Repeat, exactly and only, the lines from the beginning of the data through the line with "var MAGENTA = '#ff00ff';". Pictures are left out.

[START Data segment]

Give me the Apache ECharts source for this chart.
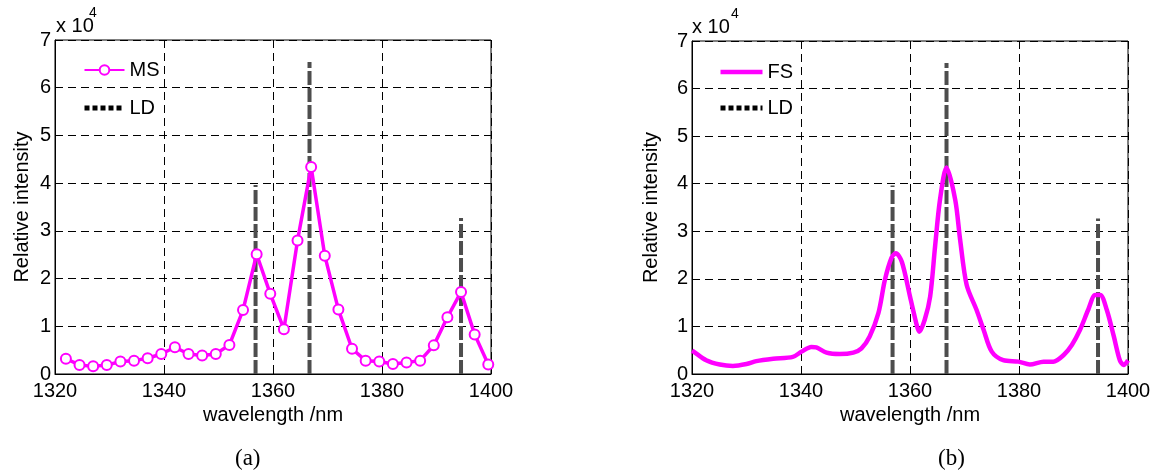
<!DOCTYPE html>
<html>
<head>
<meta charset="utf-8">
<script src="https://cdn.jsdelivr.net/npm/echarts@6/dist/echarts.min.js"></script>
<style>
  html, body { margin: 0; padding: 0; background: #fff; }
  #chart { width: 1156px; height: 472px; }
</style>
</head>
<body>
<div id="chart"></div>
<script>
// MS: measured spectrum (sampled every 2.5 nm)
var msWave = [1322, 1324.5, 1327, 1329.5, 1332, 1334.5, 1337, 1339.5, 1342, 1344.5,
              1347, 1349.5, 1352, 1354.5, 1357, 1359.5, 1362, 1364.5, 1367, 1369.5,
              1372, 1374.5, 1377, 1379.5, 1382, 1384.5, 1387, 1389.5, 1392, 1394.5,
              1397, 1399.5];
var msVal = [3200, 1900, 1600, 1900, 2600, 2800, 3300, 4200, 5600, 4200,
             3900, 4200, 6100, 13400, 25100, 16800, 9400, 28000, 43400, 24800,
             13500, 5300, 2800, 2600, 2100, 2400, 2800, 6000, 11900, 17200,
             8300, 2000];

// FS: fitted spectrum
var fsWave = [1320, 1320.3, 1322.6, 1325.1, 1327.5, 1330, 1331.8, 1334.9, 1338.5, 1340.1,
              1341.9, 1342.8, 1344.7, 1347.1, 1349.6, 1351.1, 1352.6, 1354.2, 1355.4, 1356.6,
              1357.4, 1358.5, 1360, 1361.3, 1361.7, 1362.7, 1363.7, 1364.6, 1365.5, 1366.7,
              1368.3, 1369.2, 1370.4, 1372.2, 1373.5, 1375, 1377.1, 1379.9, 1382, 1384.5,
              1386.3, 1388.2, 1389.7, 1391.2, 1392.7, 1394, 1394.9, 1396.1, 1397.4, 1398.5,
              1399.2, 1400];
var fsVal = [4900, 4700, 2900, 2000, 1700, 2100, 2700, 3200, 3600, 4700,
             5700, 5600, 4500, 4200, 4500, 5400, 7900, 12800, 19800, 24400,
             25400, 23600, 16300, 10000, 8900, 11400, 16300, 26800, 36600, 43400,
             36600, 28200, 18700, 13500, 9300, 4700, 2900, 2600, 2000, 2600,
             2600, 4000, 6100, 9300, 13500, 16600, 16600, 13500, 7900, 2900,
             1900, 2900];

// LD: laser diode lines
var ldWave = [1356.8, 1366.7, 1394.5];
var ldVal = [39600, 65400, 32700];

var xTicks = { min: 1320, max: 1400, interval: 20 };
var yTicks = { min: 0, max: 70000, interval: 10000 };

var SANS = '"Liberation Sans", Arial, sans-serif';
var SERIF = '"Liberation Serif", "Times New Roman", serif';
var MAGENTA = '#ff00ff';

function pairs(xs, ys) {
  return xs.map(function (x, i) { return [x, ys[i]]; });
}

function makeX(gridIndex) {
  return {
    type: 'value', gridIndex: gridIndex,
    min: xTicks.min, max: xTicks.max, interval: xTicks.interval,
    name: 'wavelength /nm', nameLocation: 'middle', nameGap: 31,
    nameTextStyle: { fontSize: 20, color: '#000', fontFamily: SANS },
    axisLine: { lineStyle: { color: '#000', width: 1 } },
    axisTick: { inside: true, length: 5, lineStyle: { color: '#000' } },
    axisLabel: {
      fontSize: 20, color: '#000', fontFamily: SANS, margin: 7,
      formatter: function (v) { return String(v); }
    },
    splitLine: { show: true, lineStyle: { color: '#000', width: 1, type: [8, 5] } }
  };
}

function makeY(gridIndex, gap) {
  return {
    type: 'value', gridIndex: gridIndex,
    min: yTicks.min, max: yTicks.max, interval: yTicks.interval,
    name: 'Relative intensity', nameLocation: 'middle', nameGap: gap,
    nameTextStyle: { fontSize: 20, color: '#000', fontFamily: SANS },
    axisLine: { show: true, lineStyle: { color: '#000', width: 1 } },
    axisTick: { show: true, inside: true, length: 5, lineStyle: { color: '#000' } },
    axisLabel: {
      fontSize: 20, color: '#000', fontFamily: SANS, margin: 4,
      formatter: function (v) { return String(v / 10000); }
    },
    splitLine: { show: true, lineStyle: { color: '#000', width: 1, type: [8, 5] } }
  };
}

function ldSeries(axisIndex) {
  return ldWave.map(function (x, i) {
    return {
      name: 'LD', type: 'line', xAxisIndex: axisIndex, yAxisIndex: axisIndex,
      data: [[x, 0], [x, ldVal[i]]],
      symbol: 'none', z: 1, silent: true,
      lineStyle: { color: '#4d4d4d', width: 4, type: [14, 3] }
    };
  });
}

// legend icons: plain dotted line for LD, plain line for FS
var ldLegendItem = {
  name: 'LD',
  itemStyle: { opacity: 0 },
  lineStyle: { color: '#000', width: 5, type: [5, 3] }
};
var fsLegendItem = {
  name: 'FS',
  itemStyle: { opacity: 0 },
  lineStyle: { color: MAGENTA, width: 4.5 }
};

var chart = echarts.init(document.getElementById('chart'));

var series = [
  {
    name: 'MS', type: 'line', xAxisIndex: 0, yAxisIndex: 0,
    data: pairs(msWave, msVal),
    symbol: 'emptyCircle', symbolSize: 10, showAllSymbol: true, z: 3,
    lineStyle: { color: MAGENTA, width: 3.5 },
    itemStyle: { color: MAGENTA, borderColor: MAGENTA, borderWidth: 3 }
  },
  {
    name: 'FS', type: 'line', xAxisIndex: 1, yAxisIndex: 1,
    data: pairs(fsWave, fsVal),
    symbol: 'none', smooth: 0.3, z: 3,
    lineStyle: { color: MAGENTA, width: 4.5 },
    itemStyle: { color: MAGENTA }
  }
].concat(ldSeries(0), ldSeries(1));

chart.setOption({
  backgroundColor: '#fff',
  animation: false,
  grid: [
    { left: 55, top: 40, width: 436, height: 334, show: true, borderColor: '#000', borderWidth: 1 },
    { left: 692, top: 41, width: 436, height: 333, show: true, borderColor: '#000', borderWidth: 1 }
  ],
  xAxis: [makeX(0), makeX(1)],
  yAxis: [makeY(0, 23), makeY(1, 31)],
  legend: [
    {
      left: 77, top: 55, orient: 'vertical', itemWidth: 40, itemHeight: 12, itemGap: 18,
      textStyle: { fontSize: 20, color: '#000', fontFamily: SANS, lineHeight: 20 },
      data: ['MS', ldLegendItem], selectedMode: false
    },
    {
      left: 713, top: 57, orient: 'vertical', itemWidth: 42, itemHeight: 12, itemGap: 16,
      textStyle: { fontSize: 20, color: '#000', fontFamily: SANS, lineHeight: 20 },
      data: [fsLegendItem, ldLegendItem], selectedMode: false
    }
  ],
  graphic: [
    { type: 'text', left: 56, top: 16, style: { text: 'x 10', fontSize: 20, fill: '#000', fontFamily: SANS } },
    { type: 'text', left: 89, top: 6, style: { text: '4', fontSize: 14, fill: '#000', fontFamily: SANS } },
    { type: 'text', left: 692, top: 17, style: { text: 'x 10', fontSize: 20, fill: '#000', fontFamily: SANS } },
    { type: 'text', left: 731, top: 7, style: { text: '4', fontSize: 14, fill: '#000', fontFamily: SANS } },
    { type: 'text', left: 235, top: 447, style: { text: '(a)', fontSize: 23, fill: '#000', fontFamily: SERIF } },
    { type: 'text', left: 938, top: 447, style: { text: '(b)', fontSize: 23, fill: '#000', fontFamily: SERIF } }
  ],
  series: series
});
</script>
</body>
</html>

[END Data segment]

### Full answer
Give me the Apache ECharts source for this chart.
<!DOCTYPE html>
<html>
<head>
<meta charset="utf-8">
<script src="https://cdn.jsdelivr.net/npm/echarts@6/dist/echarts.min.js"></script>
<style>
  html, body { margin: 0; padding: 0; background: #fff; }
  #chart { width: 1156px; height: 472px; }
</style>
</head>
<body>
<div id="chart"></div>
<script>
// MS: measured spectrum (sampled every 2.5 nm)
var msWave = [1322, 1324.5, 1327, 1329.5, 1332, 1334.5, 1337, 1339.5, 1342, 1344.5,
              1347, 1349.5, 1352, 1354.5, 1357, 1359.5, 1362, 1364.5, 1367, 1369.5,
              1372, 1374.5, 1377, 1379.5, 1382, 1384.5, 1387, 1389.5, 1392, 1394.5,
              1397, 1399.5];
var msVal = [3200, 1900, 1600, 1900, 2600, 2800, 3300, 4200, 5600, 4200,
             3900, 4200, 6100, 13400, 25100, 16800, 9400, 28000, 43400, 24800,
             13500, 5300, 2800, 2600, 2100, 2400, 2800, 6000, 11900, 17200,
             8300, 2000];

// FS: fitted spectrum
var fsWave = [1320, 1320.3, 1322.6, 1325.1, 1327.5, 1330, 1331.8, 1334.9, 1338.5, 1340.1,
              1341.9, 1342.8, 1344.7, 1347.1, 1349.6, 1351.1, 1352.6, 1354.2, 1355.4, 1356.6,
              1357.4, 1358.5, 1360, 1361.3, 1361.7, 1362.7, 1363.7, 1364.6, 1365.5, 1366.7,
              1368.3, 1369.2, 1370.4, 1372.2, 1373.5, 1375, 1377.1, 1379.9, 1382, 1384.5,
              1386.3, 1388.2, 1389.7, 1391.2, 1392.7, 1394, 1394.9, 1396.1, 1397.4, 1398.5,
              1399.2, 1400];
var fsVal = [4900, 4700, 2900, 2000, 1700, 2100, 2700, 3200, 3600, 4700,
             5700, 5600, 4500, 4200, 4500, 5400, 7900, 12800, 19800, 24400,
             25400, 23600, 16300, 10000, 8900, 11400, 16300, 26800, 36600, 43400,
             36600, 28200, 18700, 13500, 9300, 4700, 2900, 2600, 2000, 2600,
             2600, 4000, 6100, 9300, 13500, 16600, 16600, 13500, 7900, 2900,
             1900, 2900];

// LD: laser diode lines
var ldWave = [1356.8, 1366.7, 1394.5];
var ldVal = [39600, 65400, 32700];

var xTicks = { min: 1320, max: 1400, interval: 20 };
var yTicks = { min: 0, max: 70000, interval: 10000 };

var SANS = '"Liberation Sans", Arial, sans-serif';
var SERIF = '"Liberation Serif", "Times New Roman", serif';
var MAGENTA = '#ff00ff';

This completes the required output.